For God’s sake…please stop the over building of Long Island city! The city and the community board have allowed developers to take this wonderful small community and turn it into an over built, overcrowded, big city all in the name of what is going to be great for the community and affordable housing. Why do we need a 65 story tower, why do we have to squeeze 5000 more housing units, residence can bearly squeeze on the #7 as it is. Where is all the transportation and services to accomadate all these people? And as for affordable housing….for whom….the middle class is completely squeezed out of that equation! Heaven help us all if we allow the rezoning of this area for this MONSTER project!
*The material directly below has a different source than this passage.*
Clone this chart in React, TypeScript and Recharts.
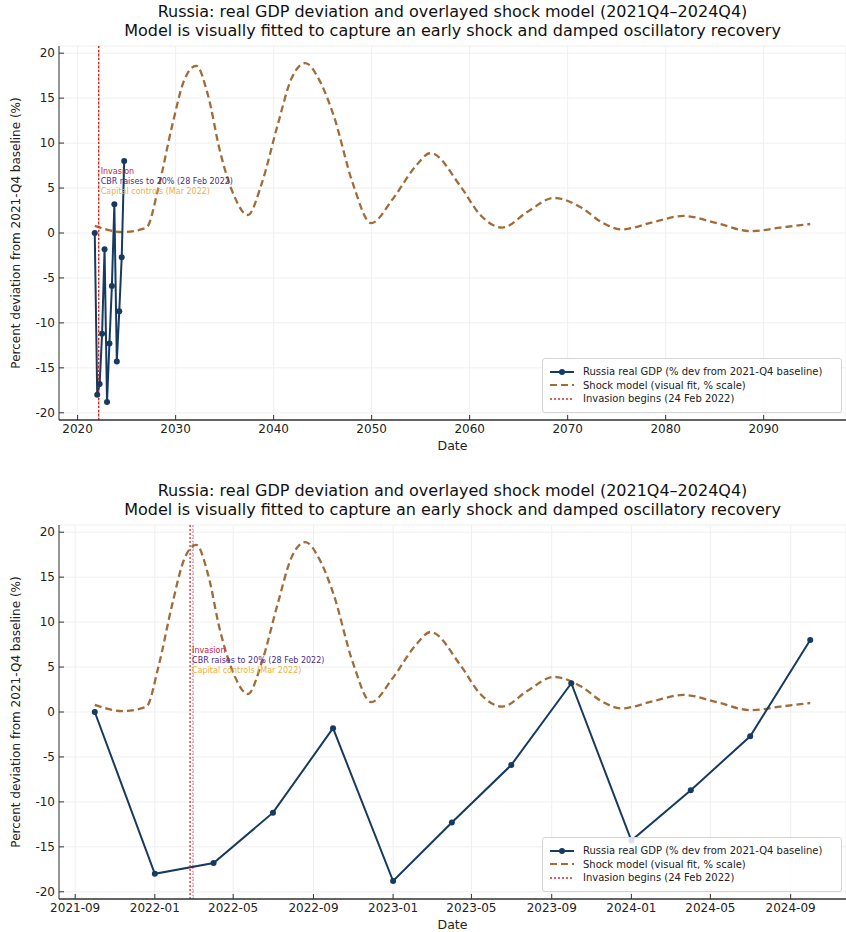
import React from 'react'
import {
  LineChart,
  Line,
  XAxis,
  YAxis,
  CartesianGrid,
  ReferenceLine,
  ReferenceDot,
} from 'recharts'

// Russia real GDP, % deviation from 2021-Q4 baseline (quarterly)
const gdpQuarters = [
  '2021-10', '2022-01', '2022-04', '2022-07', '2022-10', '2023-01', '2023-04',
  '2023-07', '2023-10', '2024-01', '2024-04', '2024-07', '2024-10',
]
const gdpValues = [0, -18.0, -16.8, -11.2, -1.8, -18.8, -12.3, -5.9, 3.2, -14.3, -8.7, -2.7, 8.0]

// shock model, sampled along the fit window (months after 2021-10)
const modelMonths = [
  0, 1.4, 2.6, 3.2, 3.9, 4.5, 5.1, 5.7, 6.3, 7.0, 7.7, 8.4, 9.2, 9.9, 10.6, 11.3,
  12.0, 13.0, 13.9, 15.0, 16.1, 16.9, 18.4, 19.4, 20.5, 21.8, 23.1, 24.5, 25.5,
  26.5, 28.1, 29.6, 31.3, 33.0, 34.5, 36,
]
const modelValues = [
  0.8, 0.1, 0.6, 5.0, 12.0, 17.0, 18.6, 15.3, 9.1, 4.2, 2.0, 5.5, 12.0, 17.2, 18.9, 17.0,
  13.2, 5.4, 1.1, 3.8, 7.3, 8.9, 5.2, 2.0, 0.6, 2.4, 3.9, 2.8, 1.2,
  0.4, 1.2, 1.9, 1.1, 0.2, 0.6, 1.0,
]

// axis ticks
const yTicks = [-20, -15, -10, -5, 0, 5, 10, 15, 20]
const yearTicks = [2020, 2030, 2040, 2050, 2060, 2070, 2080, 2090]
const monthTickLabels = [
  '2021-09', '2022-01', '2022-05', '2022-09', '2023-01', '2023-05', '2023-09',
  '2024-01', '2024-05', '2024-09',
]

// events
const invasionDate = '2022-02-24'
const cbrDate = '2022-02-28'
const capitalDate = '2022-03-01'

const FONT = '"DejaVu Sans", Verdana, sans-serif'
const NAVY = '#173a60'
const MODEL = '#a06c3a'
const RED = '#d62728'

const DAY = 86400000
const ts = (s: string) => {
  const [y, m, d] = s.split('-').map(Number)
  return Date.UTC(y, m - 1, d || 1)
}
const toYear = (s: string) => {
  const t = ts(s)
  const y = new Date(t).getUTCFullYear()
  return y + (t - Date.UTC(y, 0, 1)) / (365 * DAY)
}

// top panel: model plotted on a (mis-scaled) year axis
const modelYearStart = 2021.75
const modelYearSpan = 73
// bottom panel: model plotted across the data window
const windowStart = ts('2021-10-01')
const windowDays = 1096

type Variant = 'years' | 'dates'

function buildData(variant: Variant) {
  const gdp = gdpQuarters.map((q, i) => ({
    x: variant === 'years' ? toYear(q) : ts(q),
    y: gdpValues[i],
  }))
  const model = modelMonths.map((m, i) => ({
    x:
      variant === 'years'
        ? modelYearStart + (m / 36) * modelYearSpan
        : windowStart + (m / 36) * windowDays * DAY,
    y: modelValues[i],
  }))
  return { gdp, model }
}

const axisTick = { fontSize: 12, fill: '#222', fontFamily: FONT }

function Legend({ top }: { top: number }) {
  const row = { display: 'flex', alignItems: 'center', height: 13.5 }
  const txt = { fontSize: 10, color: '#222', marginLeft: 8, whiteSpace: 'nowrap' as const }
  return (
    <div
      style={{
        position: 'absolute',
        left: 542,
        top,
        width: 300,
        height: 55,
        boxSizing: 'border-box',
        border: '1px solid #d4d4d4',
        borderRadius: 3,
        background: 'rgba(255,255,255,0.85)',
        padding: '6px 0 0 6px',
        fontFamily: FONT,
      }}
    >
      <div style={row}>
        <svg width={26} height={10}>
          <line x1={1} y1={5} x2={25} y2={5} stroke={NAVY} strokeWidth={2} />
          <circle cx={13} cy={5} r={3} fill={NAVY} />
        </svg>
        <span style={txt}>Russia real GDP (% dev from 2021-Q4 baseline)</span>
      </div>
      <div style={row}>
        <svg width={26} height={10}>
          <line x1={1} y1={5} x2={25} y2={5} stroke={MODEL} strokeWidth={2.2} strokeDasharray="7 4" />
        </svg>
        <span style={txt}>Shock model (visual fit, % scale)</span>
      </div>
      <div style={row}>
        <svg width={26} height={10}>
          <line x1={1} y1={5} x2={25} y2={5} stroke={RED} strokeWidth={1.3} strokeDasharray="2 2" />
        </svg>
        <span style={txt}>Invasion begins (24 Feb 2022)</span>
      </div>
    </div>
  )
}

function Panel({ variant, offset }: { variant: Variant; offset: number }) {
  const { gdp, model } = buildData(variant)
  const isYears = variant === 'years'
  const xDomain = isYears
    ? [2018.1, 2098.4]
    : [windowStart - 54.8 * DAY, windowStart + (windowDays + 54.8) * DAY]
  const xTicks = isYears ? yearTicks : monthTickLabels.map((l) => ts(l))
  const fmt = (v: number) => {
    if (isYears) return String(Math.round(v))
    const d = new Date(v)
    return `${d.getUTCFullYear()}-${String(d.getUTCMonth() + 1).padStart(2, '0')}`
  }
  const ex = (s: string) => (isYears ? toYear(s) : ts(s))

  return (
    <div style={{ position: 'absolute', left: 0, top: offset, width: 846, height: 479 }}>
      <div
        style={{
          position: 'absolute',
          left: 59,
          top: 2,
          width: 787,
          textAlign: 'center',
          fontFamily: FONT,
          fontSize: 16,
          lineHeight: '19px',
          color: '#111',
        }}
      >
        <div>Russia: real GDP deviation and overlayed shock model (2021Q4–2024Q4)</div>
        <div>Model is visually fitted to capture an early shock and damped oscillatory recovery</div>
      </div>
      <LineChart width={846} height={479} margin={{ top: 46, right: 0, bottom: 0, left: 0 }}>
        <CartesianGrid stroke="#efefef" strokeWidth={1} />
        <XAxis
          type="number"
          dataKey="x"
          domain={xDomain}
          ticks={xTicks}
          tickFormatter={fmt}
          allowDataOverflow
          height={59}
          tick={axisTick}
          tickSize={-5}
          tickMargin={9}
          tickLine={{ stroke: '#333' }}
          axisLine={{ stroke: '#333', strokeWidth: 1.5 }}
        />
        <YAxis
          type="number"
          dataKey="y"
          domain={[-20.8, 20.8]}
          ticks={yTicks}
          allowDataOverflow
          width={59}
          tick={axisTick}
          tickSize={-5}
          tickMargin={9}
          tickLine={{ stroke: '#333' }}
          axisLine={{ stroke: '#333', strokeWidth: 1 }}
        />
        <ReferenceLine x={ex(capitalDate)} stroke="#f0a030" strokeWidth={1} strokeDasharray="4 2" strokeOpacity={0.7} />
        <ReferenceLine x={ex(cbrDate)} stroke="#b2508c" strokeWidth={1} strokeDasharray="1.5 1.5" strokeOpacity={0.6} />
        <Line
          data={model}
          dataKey="y"
          type="monotone"
          stroke={MODEL}
          strokeWidth={2.3}
          strokeDasharray="7 4"
          dot={false}
          isAnimationActive={false}
        />
        <Line
          data={gdp}
          dataKey="y"
          type="linear"
          stroke={NAVY}
          strokeWidth={2}
          dot={{ r: 3, fill: NAVY, stroke: NAVY, strokeWidth: 0 }}
          isAnimationActive={false}
        />
        <ReferenceLine x={ex(invasionDate)} stroke={RED} strokeWidth={1.3} strokeDasharray="2 2" />
        <ReferenceDot
          x={ex(invasionDate)}
          y={6.9}
          r={0}
          fill="none"
          stroke="none"
          label={{ value: 'Invasion', position: 'right', offset: 2, fontSize: 8, fill: '#c8203c', fontFamily: FONT }}
        />
        <ReferenceDot
          x={ex(invasionDate)}
          y={5.8}
          r={0}
          fill="none"
          stroke="none"
          label={{ value: 'CBR raises to 20% (28 Feb 2022)', position: 'right', offset: 2, fontSize: 8, fill: '#4a2a86', fontFamily: FONT }}
        />
        <ReferenceDot
          x={ex(invasionDate)}
          y={4.7}
          r={0}
          fill="none"
          stroke="none"
          label={{ value: 'Capital controls (Mar 2022)', position: 'right', offset: 2, fontSize: 8, fill: '#efb040', fontFamily: FONT }}
        />
      </LineChart>
      <div
        style={{
          position: 'absolute',
          left: 16,
          top: 233,
          transform: 'translate(-50%, -50%) rotate(-90deg)',
          whiteSpace: 'nowrap',
          fontFamily: FONT,
          fontSize: 12,
          color: '#222',
        }}
      >
        Percent deviation from 2021-Q4 baseline (%)
      </div>
      <div
        style={{
          position: 'absolute',
          left: 59,
          width: 787,
          top: 438,
          textAlign: 'center',
          fontFamily: FONT,
          fontSize: 12.5,
          color: '#222',
        }}
      >
        Date
      </div>
      <Legend top={358} />
    </div>
  )
}

export default function App() {
  return (
    <div style={{ position: 'absolute', left: 0, top: 0, width: 846, height: 932, background: '#fff', overflow: 'hidden' }}>
      <Panel variant="years" offset={0} />
      <Panel variant="dates" offset={479} />
    </div>
  )
}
The E, M and G lines are also overcrowded! The G is only 4 cars long and stops at court square where every one either gets on the 7, E or M. Obviously they haven’t been on the 23rd St and Court square platform when the masses from the G train descend. The E train is packed because it is the last stop in queens and the M usually packed also. Plus you have everyone who has moved into the new buildings sprouting up around court square and queens plaza. This is a crazy proposal
See, there are two different systems at play. Private free markets and government controlled markets. Real estate industry and MTA. There’s such differences that they’re no collaboration or organization. Sell the MTA to Google or Amazon. Com’on Albany…. just put this one to sleep already!
Agreed. It’s a nightmare. The platform is so tiny. I’ve seen a few fights on the platform after the train pulls in and people try to exit through the masses.
As for the buildings, let’s not forget the giant residential tower they’re going to build across from the Citi building on 44th Drive and 23rd Street. The nightmare never ends.